[ovs-dev] [PATCH v7 3/3] revalidator: Rebalance offloaded flows based on the pps rate

Sriharsha Basavapatna sriharsha.basavapatna at broadcom.com
Sun Oct 14 08:04:55 UTC 2018


Hi Kevin,

On Fri, Oct 12, 2018 at 10:08 PM Kevin Traynor <ktraynor at redhat.com> wrote:
>
> On 09/27/2018 07:48 AM, Sriharsha Basavapatna via dev wrote:
> > This is the third patch in the patch-set to support dynamic rebalancing
> > of offloaded flows.
> >
> > The dynamic rebalancing functionality is implemented in this patch. The
> > ukeys that are not scheduled for deletion are obtained and passed as input
> > to the rebalancing routine. The rebalancing is done in the context of
> > revalidation leader thread, after all other revalidator threads are
> > done with gathering rebalancing data for flows.
> >
> > For each netdev that is in OOR state, a list of flows - both offloaded
> > and non-offloaded (pending) - is obtained using the ukeys. For each netdev
> > that is in OOR state, the flows are grouped and sorted into offloaded and
> > pending flows.  The offloaded flows are sorted in descending order of
> > pps-rate, while pending flows are sorted in ascending order of pps-rate.
> >
> > The rebalancing is done in two phases. In the first phase, we try to
> > offload all pending flows and if that succeeds, the OOR state on the device
> > is cleared. If some (or none) of the pending flows could not be offloaded,
> > then we start replacing an offloaded flow that has a lower pps-rate than
> > a pending flow, until there are no more pending flows with a higher rate
> > than an offloaded flow. The flows that are replaced from the device are
> > added into kernel datapath.
> >
> > A new OVS configuration parameter "offload-rebalance", is added to ovsdb.
> > The default value of this is "false". To enable this feature, set the
> > value of this parameter to "true", which provides packets-per-second
> > rate based policy to dynamically offload and un-offload flows.
> >
> > Note: This option can be enabled only when 'hw-offload' policy is enabled.
> > It also requires 'tc-policy' to be set to 'skip_sw'; otherwise, flow
> > offload errors (specifically ENOSPC error this feature depends on) reported
> > by an offloaded device are supressed by TC-Flower kernel module.
> >
> > Signed-off-by: Sriharsha Basavapatna <sriharsha.basavapatna at broadcom.com>
> > Co-authored-by: Venkat Duvvuru <venkatkumar.duvvuru at broadcom.com>
> > Signed-off-by: Venkat Duvvuru <venkatkumar.duvvuru at broadcom.com>
> > Reviewed-by: Sathya Perla <sathya.perla at broadcom.com>
> > ---
>
> A few of minor comments below, nothing worth holding up a merge over -
> could be addressed in follow up if required.
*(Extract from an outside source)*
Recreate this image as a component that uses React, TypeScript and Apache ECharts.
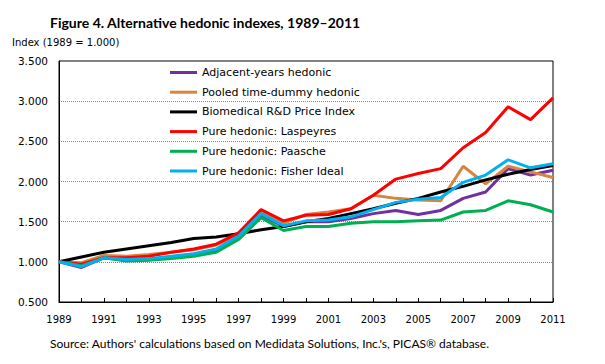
import React, { useEffect, useRef } from "react";
import * as echarts from "echarts";

const years = [
  "1989", "1990", "1991", "1992", "1993", "1994", "1995", "1996", "1997", "1998", "1999",
  "2000", "2001", "2002", "2003", "2004", "2005", "2006", "2007", "2008", "2009", "2010", "2011",
];

const adjacentYears = [1.0, 0.93, 1.05, 1.02, 1.03, 1.06, 1.09, 1.15, 1.31, 1.58, 1.44, 1.5, 1.5, 1.54, 1.6, 1.64, 1.59, 1.64, 1.79, 1.87, 2.16, 2.08, 2.14];
const pooledDummy = [1.0, 0.99, 1.08, 1.07, 1.09, 1.12, 1.15, 1.21, 1.33, 1.62, 1.48, 1.59, 1.62, 1.66, 1.83, 1.79, 1.77, 1.76, 2.19, 1.97, 2.19, 2.12, 2.05];
const biomedical = [1.0, 1.06, 1.12, 1.16, 1.2, 1.24, 1.29, 1.31, 1.35, 1.4, 1.44, 1.5, 1.54, 1.6, 1.66, 1.73, 1.79, 1.87, 1.94, 2.02, 2.09, 2.15, 2.2];
const laspeyres = [1.0, 0.97, 1.05, 1.05, 1.07, 1.12, 1.16, 1.22, 1.36, 1.65, 1.51, 1.58, 1.59, 1.66, 1.83, 2.03, 2.1, 2.16, 2.42, 2.61, 2.93, 2.77, 3.04];
const paasche = [1.0, 0.95, 1.05, 1.01, 1.02, 1.04, 1.07, 1.12, 1.28, 1.55, 1.39, 1.44, 1.44, 1.48, 1.5, 1.5, 1.51, 1.52, 1.62, 1.64, 1.76, 1.71, 1.62];
const fisher = [1.0, 0.94, 1.05, 1.03, 1.04, 1.07, 1.1, 1.16, 1.32, 1.6, 1.45, 1.51, 1.52, 1.56, 1.65, 1.74, 1.78, 1.8, 1.99, 2.08, 2.27, 2.17, 2.22];

const seriesNames = [
  "Adjacent-years hedonic",
  "Pooled time-dummy hedonic",
  "Biomedical R&D Price Index",
  "Pure hedonic: Laspeyres",
  "Pure hedonic: Paasche",
  "Pure hedonic: Fisher Ideal",
];
const seriesData = [adjacentYears, pooledDummy, biomedical, laspeyres, paasche, fisher];
const seriesColors = ["#7030A0", "#D9843E", "#000000", "#FF0000", "#00B050", "#00B0F0"];

const titleText = "Figure 4. Alternative hedonic indexes, 1989\u20132011";
const yAxisTitle = "Index (1989 = 1.000)";
const sourceText = "Source: Authors' calculations based on Medidata Solutions, Inc.'s, PICAS\u00AE database.";

export default function App() {
  const ref = useRef<HTMLDivElement>(null);
  useEffect(() => {
    if (!ref.current) return;
    const chart = echarts.init(ref.current, null, { renderer: "svg" });
    chart.setOption({
      animation: false,
      backgroundColor: "#ffffff",
      title: {
        text: titleText,
        left: 50,
        top: 15,
        padding: 0,
        textStyle: { fontFamily: "Lato", fontWeight: "bold", fontSize: 14, color: "#000" },
      },
      graphic: [
        {
          type: "text",
          left: 12,
          top: 37,
          style: { text: yAxisTitle, fontFamily: "DejaVu Sans", fontSize: 10, fill: "#000" },
        },
        {
          type: "text",
          left: 50,
          top: 337,
          style: { text: sourceText, fontFamily: "Lato", fontSize: 12, fill: "#000" },
        },
      ],
      legend: {
        orient: "vertical",
        left: 170,
        top: 67,
        padding: 0,
        itemWidth: 27,
        itemHeight: 3,
        itemGap: 8.7,
        icon: "rect",
        data: seriesNames,
        textStyle: { fontFamily: "DejaVu Sans", fontSize: 11, color: "#000" },
      },
      grid: {
        left: 59,
        top: 61,
        width: 494,
        height: 241,
        show: true,
        borderColor: "#000",
        borderWidth: 1,
        backgroundColor: "transparent",
      },
      xAxis: {
        type: "category",
        data: years,
        boundaryGap: false,
        axisLine: { lineStyle: { color: "#000", width: 1 } },
        axisTick: { inside: true, length: 4, interval: 0, lineStyle: { color: "#000" } },
        axisLabel: {
          interval: 1,
          margin: 12,
          fontFamily: "DejaVu Sans",
          fontSize: 10,
          color: "#000",
        },
        splitLine: { show: false },
      },
      yAxis: {
        type: "value",
        min: 0.5,
        max: 3.5,
        interval: 0.5,
        axisLine: { show: true, lineStyle: { color: "#000", width: 1 } },
        axisTick: { show: false },
        axisLabel: {
          margin: 11,
          fontFamily: "DejaVu Sans",
          fontSize: 10.5,
          color: "#000",
          formatter: (v: number) => v.toFixed(3),
        },
        splitLine: { show: true, lineStyle: { color: "#888", type: "dotted", width: 1 } },
      },
      series: seriesNames.map((name, i) => ({
        name,
        type: "line",
        data: seriesData[i],
        symbol: "none",
        color: seriesColors[i],
        lineStyle: { width: 3, color: seriesColors[i] },
        z: 2 + i,
      })),
    });
    return () => chart.dispose();
  }, []);
  return (
    <div
      ref={ref}
      style={{ position: "fixed", left: 0, top: 0, width: 605, height: 364, background: "#fff" }}
    />
  );
}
Thanks for your review comments. Please see my response inline.

>
> <snip>
>
> >
> > +static void
> > +udpif_run_flow_rebalance(struct udpif *udpif)
> > +{
> > +    long long int now = 0;
> > +
> > +    /* Don't rebalance if OFFL_REBAL_INTVL_MSEC have not elapsed */
> > +    now = time_msec();
> > +    if (now < udpif->offload_rebalance_time + OFFL_REBAL_INTVL_MSEC) {
> > +        return;
> > +    }
> > +
> > +    if (!netdev_any_oor()) {
>
> won't you continually check this when there are no oor netdevs as
> offload_rebalance_time is not updated - how about setting
> 'offload_rebalance_time = now' here too, or you want it to check
> continually?

I agree it could be done like you suggested. But for the time being
(until this feature gets tested more), I'd like to have it the way it
is for a couple of reasons - it responds more quickly to OOR condition
in its current form and offload_rebalance_time really reflects the
time when rebalance() was run last time (when some netdevs were OOR).
>
> > +        return;
> > +    }
> > +
> > +    VLOG_DBG("Offload rebalance: Found OOR netdevs");
>
> Seems like this could easily be a persistent state, do you want to log
> it each time this code runs? perhaps just when the state changes?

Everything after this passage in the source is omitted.